**Problem to work on:** Would you repeat the listing exactly but omit every picture?

:: Provided material

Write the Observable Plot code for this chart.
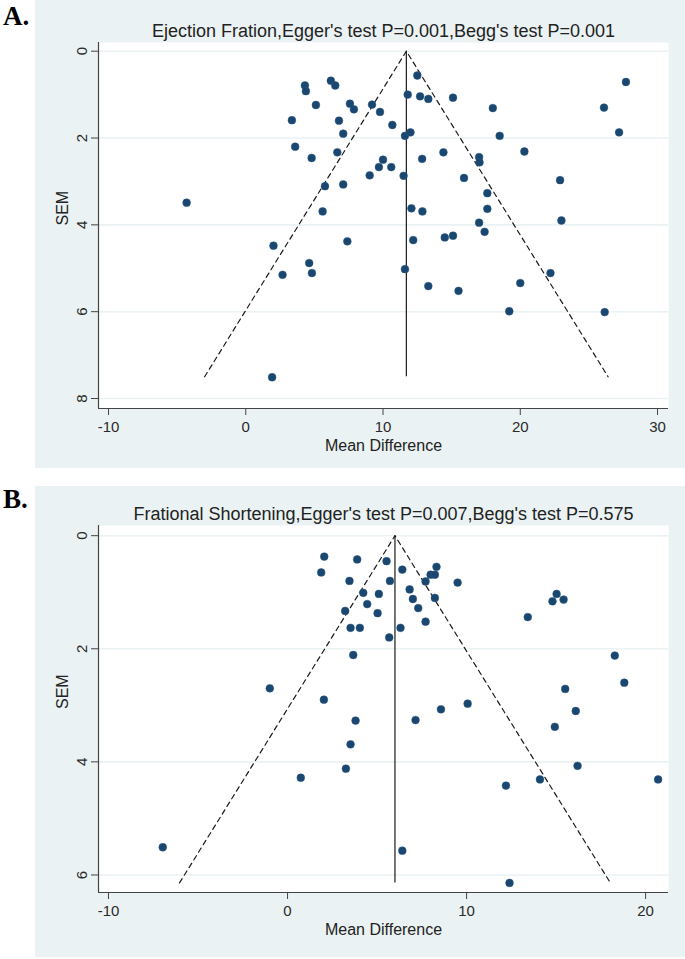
<!DOCTYPE html>
<html>
<head>
<meta charset="utf-8">
<script src="https://cdn.jsdelivr.net/npm/d3@7"></script>
<script src="https://cdn.jsdelivr.net/npm/@observablehq/plot@0.6"></script>
<style>
  html, body { margin: 0; padding: 0; background: #ffffff; }
  #root { position: relative; width: 685px; height: 959px; overflow: hidden; font-family: "Liberation Sans", Arial, sans-serif; }
  .tag { position: absolute; left: 3px; font-family: "Liberation Serif", "Times New Roman", serif; font-weight: bold; font-size: 27px; line-height: 30px; color: #000; }
  .panel { position: absolute; left: 35px; width: 650px; background: #eaf2f3; }
</style>
</head>
<body>
<div id="root">
  <div class="tag" style="top:1px">A.</div>
  <div class="tag" style="top:484px">B.</div>
  <div class="panel" id="panelA" style="top:0px;height:468px"></div>
  <div class="panel" id="panelB" style="top:486px;height:471px"></div>
</div>
<script>
// ---------- Panel A: Ejection Fraction ----------
const titleA = "Ejection Fration,Egger's test P=0.001,Begg's test P=0.001";
const mdA = [4.31, 4.38, 6.2, 6.52, 5.11, 7.59, 7.88, 3.36, 6.79, 7.1, 3.6, 4.8, 6.67, 5.77, 7.1, -4.31, 5.6,
  12.5, 27.7, 9.2, 9.78, 11.8, 12.7, 13.3, 15.1, 18.0, 26.1, 10.68, 11.6, 12.0, 18.5, 27.2, 14.4, 20.3, 12.85,
  17.0, 17.03, 10.0, 9.7, 10.6, 9.03, 11.5, 15.9, 22.9, 17.6, 12.07, 12.87, 17.6, 23.0, 17.0, 17.4, 14.5, 15.1,
  12.2, 7.4, 2.02, 4.62, 4.82, 2.68, 1.92, 11.6, 13.3, 15.5, 22.2, 20.0, 19.2, 26.15];
const semA = [0.79, 0.92, 0.68, 0.79, 1.24, 1.21, 1.34, 1.59, 1.60, 1.90, 2.2, 2.46, 2.33, 3.11, 3.07, 3.49, 3.69,
  0.56, 0.71, 1.23, 1.40, 1.0, 1.04, 1.10, 1.07, 1.31, 1.30, 1.70, 1.95, 1.87, 1.95, 1.87, 2.33, 2.31, 2.48,
  2.44, 2.56, 2.50, 2.67, 2.67, 2.86, 2.87, 2.92, 2.97, 3.27, 3.62, 3.69, 3.63, 3.90, 3.95, 4.16, 4.29, 4.25,
  4.35, 4.38, 4.48, 4.88, 5.11, 5.15, 7.51, 5.02, 5.41, 5.52, 5.11, 5.34, 5.99, 6.01];
const pooledA = 11.7, maxSemA = 7.5;
const xTicksA = [-10, 0, 10, 20, 30];
const yTicksA = [0, 2, 4, 6, 8];
const xDomainA = [-10.73, 30.8];
const yDomainA = [-0.2, 8.23];

// ---------- Panel B: Fractional Shortening ----------
const titleB = "Frational Shortening,Egger's test P=0.007,Begg's test P=0.575";
const mdB = [2.05, 1.88, 3.89, 3.46, 3.22, 3.52, 4.04, 3.67, -0.99, 2.03, 4.23, 4.45, 5.10, 5.03, 5.53, 5.72,
  6.41, 5.68, 6.31, 6.82, 7.0, 7.3, 7.71, 7.71, 7.99, 8.23, 8.32, 8.23, 9.50, 13.42, 14.8, 15.03, 15.42, 18.28,
  18.81, 15.51, 16.1, 8.57, 10.06, 3.8, 7.15, 3.52, 3.26, 14.93, 16.2, 14.1, 12.2, 20.7, 6.41, 12.4, 0.74, -6.97];
const semB = [0.37, 0.65, 0.42, 0.80, 1.33, 1.63, 1.63, 2.11, 2.70, 2.90, 1.01, 1.21, 1.03, 1.37, 0.45, 0.80,
  0.60, 1.80, 1.63, 0.95, 1.12, 1.28, 1.52, 0.81, 0.69, 0.69, 0.55, 1.10, 0.83, 1.44, 1.16, 1.03, 1.13, 2.12,
  2.60, 2.71, 3.10, 3.07, 2.97, 3.27, 3.26, 3.69, 4.12, 3.38, 4.07, 4.31, 4.42, 4.31, 5.57, 6.14, 4.28, 5.51];
const pooledB = 6.0, maxSemB = 6.14;
const xTicksB = [-10, 0, 10, 20];
const yTicksB = [0, 2, 4, 6];
const xDomainB = [-10.56, 21.28];
const yDomainB = [-0.18, 6.31];

const xLabel = "Mean Difference";
const yLabel = "SEM";

function funnel({title, md, sem, pooled, maxSem, xTicks, yTicks, xDomain, yDomain, height, marginTop, marginBottom}) {
  const pts = md.map((x, i) => ({x, y: sem[i]}));
  const funnelPts = [
    {x: pooled - 1.96 * maxSem, y: maxSem},
    {x: pooled, y: 0},
    {x: pooled + 1.96 * maxSem, y: maxSem}
  ];
  const fmt = d => String(d);
  return Plot.plot({
    width: 650,
    height,
    marginLeft: 63,
    marginRight: 17,
    marginTop,
    marginBottom,
    style: {background: "transparent", fontFamily: "'Liberation Sans', Arial, sans-serif", fontSize: "15px", color: "#2a2a2a"},
    x: {domain: xDomain},
    y: {domain: yDomain, reverse: true},
    marks: [
      Plot.frame({fill: "white", stroke: "none"}),
      Plot.ruleY(yTicks, {stroke: "#eaf2f3", strokeWidth: 1.6}),
      Plot.ruleX([xDomain[0]], {stroke: "#444", strokeWidth: 1.2}),
      Plot.ruleY([yDomain[1]], {stroke: "#444", strokeWidth: 1.2}),
      Plot.axisX({ticks: xTicks, tickFormat: fmt, tickSize: 7, tickPadding: 6, label: null, fontSize: 15, stroke: "#444"}),
      Plot.axisY({ticks: yTicks, tickFormat: fmt, tickSize: 7, tickPadding: 5, tickRotate: -90, label: null, fontSize: 15, stroke: "#444"}),
      Plot.line(funnelPts, {x: "x", y: "y", stroke: "#1a1a1a", strokeWidth: 1.2, strokeDasharray: "5,4"}),
      Plot.ruleX([pooled], {y1: 0, y2: maxSem, stroke: "#1a1a1a", strokeWidth: 1.2}),
      Plot.dot(pts, {x: "x", y: "y", r: 3.9, fill: "#1a476f", stroke: "#2a5680", strokeWidth: 0.5}),
      Plot.text([title], {frameAnchor: "top", dy: -10.8, lineAnchor: "middle", text: d => d, fontSize: 18, fill: "#222"}),
      Plot.text([xLabel], {frameAnchor: "bottom", dy: 37, lineAnchor: "middle", text: d => d, fontSize: 16, fill: "#222"}),
      Plot.text([yLabel], {frameAnchor: "left", dx: -36, rotate: -90, lineAnchor: "middle", text: d => d, fontSize: 16, fill: "#222"})
    ]
  });
}

document.getElementById("panelA").appendChild(funnel({
  title: titleA, md: mdA, sem: semA, pooled: pooledA, maxSem: maxSemA,
  xTicks: xTicksA, yTicks: yTicksA, xDomain: xDomainA, yDomain: yDomainA,
  height: 468, marginTop: 42, marginBottom: 60
}));
document.getElementById("panelB").appendChild(funnel({
  title: titleB, md: mdB, sem: semB, pooled: pooledB, maxSem: maxSemB,
  xTicks: xTicksB, yTicks: yTicksB, xDomain: xDomainB, yDomain: yDomainB,
  height: 471, marginTop: 39, marginBottom: 65
}));
</script>
</body>
</html>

::::

**Correct answer:**
Write the Observable Plot code for this chart.
<!DOCTYPE html>
<html>
<head>
<meta charset="utf-8">
<script src="https://cdn.jsdelivr.net/npm/d3@7"></script>
<script src="https://cdn.jsdelivr.net/npm/@observablehq/plot@0.6"></script>
<style>
  html, body { margin: 0; padding: 0; background: #ffffff; }
  #root { position: relative; width: 685px; height: 959px; overflow: hidden; font-family: "Liberation Sans", Arial, sans-serif; }
  .tag { position: absolute; left: 3px; font-family: "Liberation Serif", "Times New Roman", serif; font-weight: bold; font-size: 27px; line-height: 30px; color: #000; }
  .panel { position: absolute; left: 35px; width: 650px; background: #eaf2f3; }
</style>
</head>
<body>
<div id="root">
  <div class="tag" style="top:1px">A.</div>
  <div class="tag" style="top:484px">B.</div>
  <div class="panel" id="panelA" style="top:0px;height:468px"></div>
  <div class="panel" id="panelB" style="top:486px;height:471px"></div>
</div>
<script>
// ---------- Panel A: Ejection Fraction ----------
const titleA = "Ejection Fration,Egger's test P=0.001,Begg's test P=0.001";
const mdA = [4.31, 4.38, 6.2, 6.52, 5.11, 7.59, 7.88, 3.36, 6.79, 7.1, 3.6, 4.8, 6.67, 5.77, 7.1, -4.31, 5.6,
  12.5, 27.7, 9.2, 9.78, 11.8, 12.7, 13.3, 15.1, 18.0, 26.1, 10.68, 11.6, 12.0, 18.5, 27.2, 14.4, 20.3, 12.85,
  17.0, 17.03, 10.0, 9.7, 10.6, 9.03, 11.5, 15.9, 22.9, 17.6, 12.07, 12.87, 17.6, 23.0, 17.0, 17.4, 14.5, 15.1,
  12.2, 7.4, 2.02, 4.62, 4.82, 2.68, 1.92, 11.6, 13.3, 15.5, 22.2, 20.0, 19.2, 26.15];
const semA = [0.79, 0.92, 0.68, 0.79, 1.24, 1.21, 1.34, 1.59, 1.60, 1.90, 2.2, 2.46, 2.33, 3.11, 3.07, 3.49, 3.69,
  0.56, 0.71, 1.23, 1.40, 1.0, 1.04, 1.10, 1.07, 1.31, 1.30, 1.70, 1.95, 1.87, 1.95, 1.87, 2.33, 2.31, 2.48,
  2.44, 2.56, 2.50, 2.67, 2.67, 2.86, 2.87, 2.92, 2.97, 3.27, 3.62, 3.69, 3.63, 3.90, 3.95, 4.16, 4.29, 4.25,
  4.35, 4.38, 4.48, 4.88, 5.11, 5.15, 7.51, 5.02, 5.41, 5.52, 5.11, 5.34, 5.99, 6.01];
const pooledA = 11.7, maxSemA = 7.5;
const xTicksA = [-10, 0, 10, 20, 30];
const yTicksA = [0, 2, 4, 6, 8];
const xDomainA = [-10.73, 30.8];
const yDomainA = [-0.2, 8.23];

// ---------- Panel B: Fractional Shortening ----------
const titleB = "Frational Shortening,Egger's test P=0.007,Begg's test P=0.575";
const mdB = [2.05, 1.88, 3.89, 3.46, 3.22, 3.52, 4.04, 3.67, -0.99, 2.03, 4.23, 4.45, 5.10, 5.03, 5.53, 5.72,
  6.41, 5.68, 6.31, 6.82, 7.0, 7.3, 7.71, 7.71, 7.99, 8.23, 8.32, 8.23, 9.50, 13.42, 14.8, 15.03, 15.42, 18.28,
  18.81, 15.51, 16.1, 8.57, 10.06, 3.8, 7.15, 3.52, 3.26, 14.93, 16.2, 14.1, 12.2, 20.7, 6.41, 12.4, 0.74, -6.97];
const semB = [0.37, 0.65, 0.42, 0.80, 1.33, 1.63, 1.63, 2.11, 2.70, 2.90, 1.01, 1.21, 1.03, 1.37, 0.45, 0.80,
  0.60, 1.80, 1.63, 0.95, 1.12, 1.28, 1.52, 0.81, 0.69, 0.69, 0.55, 1.10, 0.83, 1.44, 1.16, 1.03, 1.13, 2.12,
  2.60, 2.71, 3.10, 3.07, 2.97, 3.27, 3.26, 3.69, 4.12, 3.38, 4.07, 4.31, 4.42, 4.31, 5.57, 6.14, 4.28, 5.51];
const pooledB = 6.0, maxSemB = 6.14;
const xTicksB = [-10, 0, 10, 20];
const yTicksB = [0, 2, 4, 6];
const xDomainB = [-10.56, 21.28];
const yDomainB = [-0.18, 6.31];

const xLabel = "Mean Difference";
const yLabel = "SEM";

function funnel({title, md, sem, pooled, maxSem, xTicks, yTicks, xDomain, yDomain, height, marginTop, marginBottom}) {
  const pts = md.map((x, i) => ({x, y: sem[i]}));
  const funnelPts = [
    {x: pooled - 1.96 * maxSem, y: maxSem},
    {x: pooled, y: 0},
    {x: pooled + 1.96 * maxSem, y: maxSem}
  ];
  const fmt = d => String(d);
  return Plot.plot({
    width: 650,
    height,
    marginLeft: 63,
    marginRight: 17,
    marginTop,
    marginBottom,
    style: {background: "transparent", fontFamily: "'Liberation Sans', Arial, sans-serif", fontSize: "15px", color: "#2a2a2a"},
    x: {domain: xDomain},
    y: {domain: yDomain, reverse: true},
    marks: [
      Plot.frame({fill: "white", stroke: "none"}),
      Plot.ruleY(yTicks, {stroke: "#eaf2f3", strokeWidth: 1.6}),
      Plot.ruleX([xDomain[0]], {stroke: "#444", strokeWidth: 1.2}),
      Plot.ruleY([yDomain[1]], {stroke: "#444", strokeWidth: 1.2}),
      Plot.axisX({ticks: xTicks, tickFormat: fmt, tickSize: 7, tickPadding: 6, label: null, fontSize: 15, stroke: "#444"}),
      Plot.axisY({ticks: yTicks, tickFormat: fmt, tickSize: 7, tickPadding: 5, tickRotate: -90, label: null, fontSize: 15, stroke: "#444"}),
      Plot.line(funnelPts, {x: "x", y: "y", stroke: "#1a1a1a", strokeWidth: 1.2, strokeDasharray: "5,4"}),
      Plot.ruleX([pooled], {y1: 0, y2: maxSem, stroke: "#1a1a1a", strokeWidth: 1.2}),
      Plot.dot(pts, {x: "x", y: "y", r: 3.9, fill: "#1a476f", stroke: "#2a5680", strokeWidth: 0.5}),
      Plot.text([title], {frameAnchor: "top", dy: -10.8, lineAnchor: "middle", text: d => d, fontSize: 18, fill: "#222"}),
      Plot.text([xLabel], {frameAnchor: "bottom", dy: 37, lineAnchor: "middle", text: d => d, fontSize: 16, fill: "#222"}),
      Plot.text([yLabel], {frameAnchor: "left", dx: -36, rotate: -90, lineAnchor: "middle", text: d => d, fontSize: 16, fill: "#222"})
    ]
  });
}

document.getElementById("panelA").appendChild(funnel({
  title: titleA, md: mdA, sem: semA, pooled: pooledA, maxSem: maxSemA,
  xTicks: xTicksA, yTicks: yTicksA, xDomain: xDomainA, yDomain: yDomainA,
  height: 468, marginTop: 42, marginBottom: 60
}));
document.getElementById("panelB").appendChild(funnel({
  title: titleB, md: mdB, sem: semB, pooled: pooledB, maxSem: maxSemB,
  xTicks: xTicksB, yTicks: yTicksB, xDomain: xDomainB, yDomain: yDomainB,
  height: 471, marginTop: 39, marginBottom: 65
}));
</script>
</body>
</html>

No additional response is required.